# Given problem:
Reproduce exactly the run of lines from the one containing "Clone this chart in matplotlib." through the one containing "d_p = [0.791, 0.166]". Pictures do not belong in the copy.

# Data for this task:
======
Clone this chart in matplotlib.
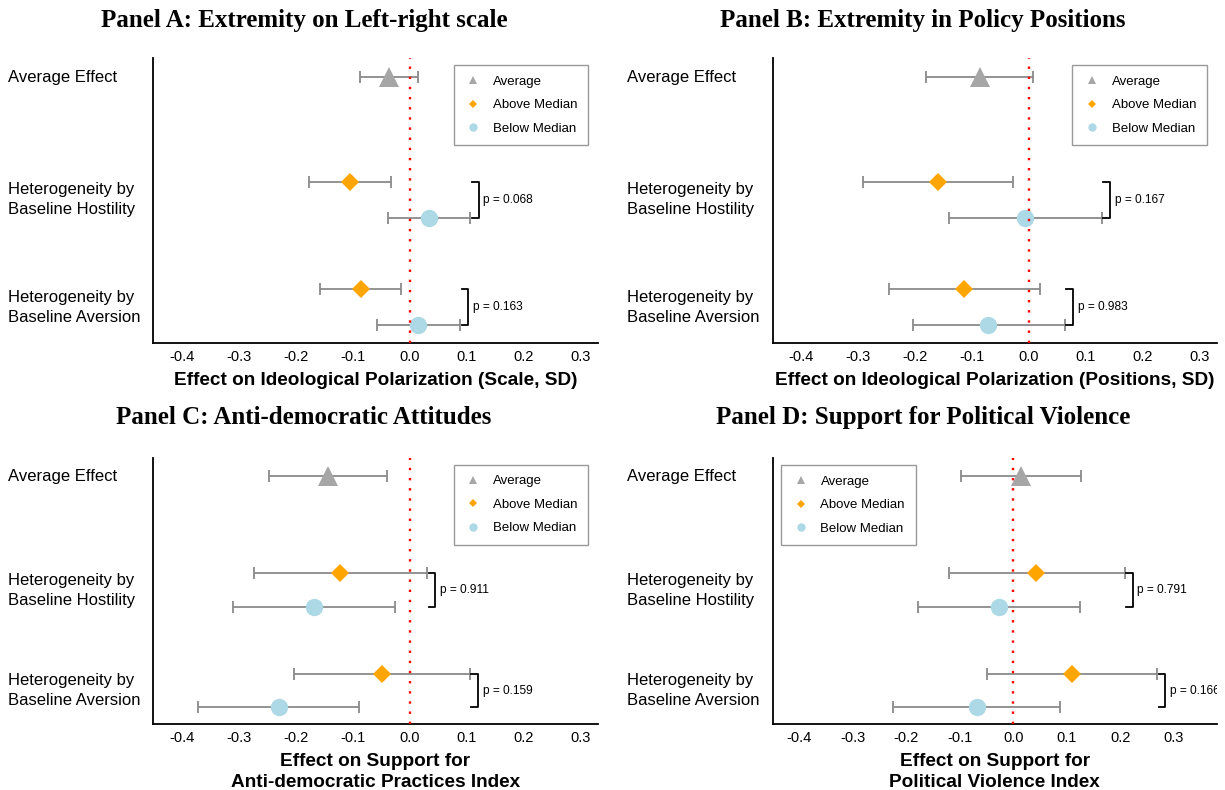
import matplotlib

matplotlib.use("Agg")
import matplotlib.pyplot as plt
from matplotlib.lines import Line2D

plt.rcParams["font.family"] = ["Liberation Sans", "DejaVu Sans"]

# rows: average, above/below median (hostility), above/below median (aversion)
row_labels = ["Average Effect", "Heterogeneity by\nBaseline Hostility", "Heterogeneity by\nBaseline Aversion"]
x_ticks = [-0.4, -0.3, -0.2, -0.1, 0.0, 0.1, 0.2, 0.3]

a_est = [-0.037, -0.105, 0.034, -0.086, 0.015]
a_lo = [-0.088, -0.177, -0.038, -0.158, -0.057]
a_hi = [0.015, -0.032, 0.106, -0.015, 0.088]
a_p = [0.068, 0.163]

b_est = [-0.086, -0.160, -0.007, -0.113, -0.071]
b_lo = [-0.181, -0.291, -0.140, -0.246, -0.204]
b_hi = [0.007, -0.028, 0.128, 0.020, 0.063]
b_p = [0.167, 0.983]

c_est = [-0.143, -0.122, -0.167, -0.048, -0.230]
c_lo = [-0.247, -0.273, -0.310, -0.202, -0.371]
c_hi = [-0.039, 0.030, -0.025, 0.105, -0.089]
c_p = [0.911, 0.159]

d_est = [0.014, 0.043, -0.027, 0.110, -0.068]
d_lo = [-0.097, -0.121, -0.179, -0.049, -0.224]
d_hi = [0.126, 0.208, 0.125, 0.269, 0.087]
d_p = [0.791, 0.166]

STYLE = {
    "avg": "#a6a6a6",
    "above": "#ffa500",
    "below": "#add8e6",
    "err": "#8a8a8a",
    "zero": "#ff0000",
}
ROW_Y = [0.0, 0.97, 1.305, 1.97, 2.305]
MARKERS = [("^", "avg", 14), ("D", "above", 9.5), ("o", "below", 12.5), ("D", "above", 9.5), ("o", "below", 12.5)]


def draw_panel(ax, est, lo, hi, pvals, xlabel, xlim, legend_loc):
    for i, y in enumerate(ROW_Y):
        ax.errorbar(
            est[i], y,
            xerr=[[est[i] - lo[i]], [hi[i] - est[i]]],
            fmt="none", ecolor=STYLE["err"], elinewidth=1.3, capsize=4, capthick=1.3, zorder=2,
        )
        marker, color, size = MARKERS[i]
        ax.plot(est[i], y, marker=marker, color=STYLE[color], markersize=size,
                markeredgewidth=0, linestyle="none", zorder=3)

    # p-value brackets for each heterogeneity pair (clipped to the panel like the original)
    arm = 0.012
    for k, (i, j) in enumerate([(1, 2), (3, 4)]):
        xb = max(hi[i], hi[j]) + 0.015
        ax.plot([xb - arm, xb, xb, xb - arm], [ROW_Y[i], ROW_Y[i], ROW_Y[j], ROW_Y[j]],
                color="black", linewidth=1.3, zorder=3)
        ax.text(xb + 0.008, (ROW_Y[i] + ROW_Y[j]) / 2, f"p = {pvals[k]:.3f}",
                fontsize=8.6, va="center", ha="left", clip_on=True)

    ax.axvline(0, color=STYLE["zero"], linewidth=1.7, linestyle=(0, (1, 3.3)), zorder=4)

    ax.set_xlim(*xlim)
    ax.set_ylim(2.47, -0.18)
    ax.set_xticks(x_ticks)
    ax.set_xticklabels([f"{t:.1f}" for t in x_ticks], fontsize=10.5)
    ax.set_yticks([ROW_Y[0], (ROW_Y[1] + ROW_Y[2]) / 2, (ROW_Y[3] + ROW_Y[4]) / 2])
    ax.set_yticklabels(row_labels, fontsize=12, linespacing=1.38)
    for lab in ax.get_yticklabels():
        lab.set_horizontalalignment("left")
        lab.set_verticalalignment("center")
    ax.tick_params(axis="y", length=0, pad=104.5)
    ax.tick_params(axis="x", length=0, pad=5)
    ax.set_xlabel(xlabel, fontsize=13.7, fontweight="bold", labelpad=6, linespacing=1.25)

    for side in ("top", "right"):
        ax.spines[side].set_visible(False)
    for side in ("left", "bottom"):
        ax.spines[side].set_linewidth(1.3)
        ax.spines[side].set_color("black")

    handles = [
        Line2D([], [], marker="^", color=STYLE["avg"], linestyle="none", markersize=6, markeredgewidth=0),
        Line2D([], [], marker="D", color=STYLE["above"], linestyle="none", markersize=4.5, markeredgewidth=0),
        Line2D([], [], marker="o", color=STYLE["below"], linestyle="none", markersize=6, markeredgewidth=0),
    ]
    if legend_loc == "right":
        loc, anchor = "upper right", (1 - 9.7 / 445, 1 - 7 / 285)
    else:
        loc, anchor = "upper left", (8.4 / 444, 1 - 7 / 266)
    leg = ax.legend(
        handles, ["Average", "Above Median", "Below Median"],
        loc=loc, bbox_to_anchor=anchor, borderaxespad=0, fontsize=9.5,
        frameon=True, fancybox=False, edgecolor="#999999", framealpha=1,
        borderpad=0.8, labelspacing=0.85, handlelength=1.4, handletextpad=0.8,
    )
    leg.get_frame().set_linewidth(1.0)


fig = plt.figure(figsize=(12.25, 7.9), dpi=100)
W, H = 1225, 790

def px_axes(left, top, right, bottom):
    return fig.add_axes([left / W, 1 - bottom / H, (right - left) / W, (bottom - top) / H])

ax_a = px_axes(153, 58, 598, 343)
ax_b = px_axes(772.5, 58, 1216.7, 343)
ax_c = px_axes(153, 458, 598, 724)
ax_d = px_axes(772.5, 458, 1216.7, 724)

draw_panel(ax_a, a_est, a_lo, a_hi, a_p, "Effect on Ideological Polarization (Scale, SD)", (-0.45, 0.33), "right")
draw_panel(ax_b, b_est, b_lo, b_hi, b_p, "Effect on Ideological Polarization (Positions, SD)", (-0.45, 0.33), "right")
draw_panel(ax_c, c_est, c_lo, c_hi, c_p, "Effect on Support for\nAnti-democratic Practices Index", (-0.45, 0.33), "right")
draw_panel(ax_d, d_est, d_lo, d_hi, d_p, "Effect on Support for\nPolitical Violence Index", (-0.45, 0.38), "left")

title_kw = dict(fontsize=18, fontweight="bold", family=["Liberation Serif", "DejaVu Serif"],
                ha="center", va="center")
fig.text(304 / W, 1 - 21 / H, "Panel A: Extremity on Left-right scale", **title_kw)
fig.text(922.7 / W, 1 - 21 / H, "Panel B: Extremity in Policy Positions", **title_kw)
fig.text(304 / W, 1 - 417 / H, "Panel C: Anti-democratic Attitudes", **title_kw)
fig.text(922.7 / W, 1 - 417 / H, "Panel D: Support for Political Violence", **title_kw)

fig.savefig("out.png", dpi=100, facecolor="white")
======
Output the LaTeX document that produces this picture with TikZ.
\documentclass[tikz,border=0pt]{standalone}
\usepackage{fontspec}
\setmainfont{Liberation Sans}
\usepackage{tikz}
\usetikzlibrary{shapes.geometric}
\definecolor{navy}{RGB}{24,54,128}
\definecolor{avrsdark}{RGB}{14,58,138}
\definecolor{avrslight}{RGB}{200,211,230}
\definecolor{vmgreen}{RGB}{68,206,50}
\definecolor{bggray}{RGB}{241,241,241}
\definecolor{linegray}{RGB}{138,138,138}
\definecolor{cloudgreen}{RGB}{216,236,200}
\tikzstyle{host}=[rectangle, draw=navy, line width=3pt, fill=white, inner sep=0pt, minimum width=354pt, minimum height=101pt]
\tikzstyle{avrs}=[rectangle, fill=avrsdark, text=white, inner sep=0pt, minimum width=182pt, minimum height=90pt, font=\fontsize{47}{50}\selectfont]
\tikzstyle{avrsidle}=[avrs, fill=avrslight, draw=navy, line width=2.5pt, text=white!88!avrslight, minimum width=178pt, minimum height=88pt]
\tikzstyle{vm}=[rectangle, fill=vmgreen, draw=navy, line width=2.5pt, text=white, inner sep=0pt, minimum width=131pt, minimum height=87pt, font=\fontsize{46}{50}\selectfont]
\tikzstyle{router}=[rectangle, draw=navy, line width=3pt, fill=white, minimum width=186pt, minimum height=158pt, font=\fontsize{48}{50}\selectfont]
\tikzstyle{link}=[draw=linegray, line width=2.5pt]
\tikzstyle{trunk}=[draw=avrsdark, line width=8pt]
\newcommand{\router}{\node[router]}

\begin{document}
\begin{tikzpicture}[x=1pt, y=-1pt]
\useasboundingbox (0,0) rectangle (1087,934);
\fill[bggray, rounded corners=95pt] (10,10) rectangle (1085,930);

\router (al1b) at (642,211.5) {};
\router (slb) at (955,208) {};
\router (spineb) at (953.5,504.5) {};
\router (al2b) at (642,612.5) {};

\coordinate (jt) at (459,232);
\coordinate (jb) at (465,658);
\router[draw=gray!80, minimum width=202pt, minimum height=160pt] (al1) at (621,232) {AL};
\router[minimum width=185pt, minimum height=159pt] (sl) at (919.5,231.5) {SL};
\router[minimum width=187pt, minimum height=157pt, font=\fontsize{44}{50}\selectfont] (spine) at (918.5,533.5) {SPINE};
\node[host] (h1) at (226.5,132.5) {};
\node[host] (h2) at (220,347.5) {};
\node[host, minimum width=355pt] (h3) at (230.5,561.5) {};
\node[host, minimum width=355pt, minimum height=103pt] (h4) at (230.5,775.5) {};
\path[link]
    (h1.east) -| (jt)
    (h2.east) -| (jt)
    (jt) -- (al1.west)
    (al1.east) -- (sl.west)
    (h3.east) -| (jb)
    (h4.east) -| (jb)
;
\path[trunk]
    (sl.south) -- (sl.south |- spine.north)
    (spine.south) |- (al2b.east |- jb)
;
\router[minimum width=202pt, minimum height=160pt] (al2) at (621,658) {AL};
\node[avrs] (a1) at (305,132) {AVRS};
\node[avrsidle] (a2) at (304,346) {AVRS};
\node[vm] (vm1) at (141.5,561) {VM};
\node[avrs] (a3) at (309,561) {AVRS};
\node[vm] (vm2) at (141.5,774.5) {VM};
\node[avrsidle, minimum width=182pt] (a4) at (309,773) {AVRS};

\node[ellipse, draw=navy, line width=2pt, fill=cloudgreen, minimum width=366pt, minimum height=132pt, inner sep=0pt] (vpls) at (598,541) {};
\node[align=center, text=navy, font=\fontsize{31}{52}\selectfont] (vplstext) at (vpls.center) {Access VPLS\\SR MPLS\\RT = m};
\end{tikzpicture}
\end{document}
======
# Result for this task:
Clone this chart in matplotlib.
import matplotlib

matplotlib.use("Agg")
import matplotlib.pyplot as plt
from matplotlib.lines import Line2D

plt.rcParams["font.family"] = ["Liberation Sans", "DejaVu Sans"]

# rows: average, above/below median (hostility), above/below median (aversion)
row_labels = ["Average Effect", "Heterogeneity by\nBaseline Hostility", "Heterogeneity by\nBaseline Aversion"]
x_ticks = [-0.4, -0.3, -0.2, -0.1, 0.0, 0.1, 0.2, 0.3]

a_est = [-0.037, -0.105, 0.034, -0.086, 0.015]
a_lo = [-0.088, -0.177, -0.038, -0.158, -0.057]
a_hi = [0.015, -0.032, 0.106, -0.015, 0.088]
a_p = [0.068, 0.163]

b_est = [-0.086, -0.160, -0.007, -0.113, -0.071]
b_lo = [-0.181, -0.291, -0.140, -0.246, -0.204]
b_hi = [0.007, -0.028, 0.128, 0.020, 0.063]
b_p = [0.167, 0.983]

c_est = [-0.143, -0.122, -0.167, -0.048, -0.230]
c_lo = [-0.247, -0.273, -0.310, -0.202, -0.371]
c_hi = [-0.039, 0.030, -0.025, 0.105, -0.089]
c_p = [0.911, 0.159]

d_est = [0.014, 0.043, -0.027, 0.110, -0.068]
d_lo = [-0.097, -0.121, -0.179, -0.049, -0.224]
d_hi = [0.126, 0.208, 0.125, 0.269, 0.087]
d_p = [0.791, 0.166]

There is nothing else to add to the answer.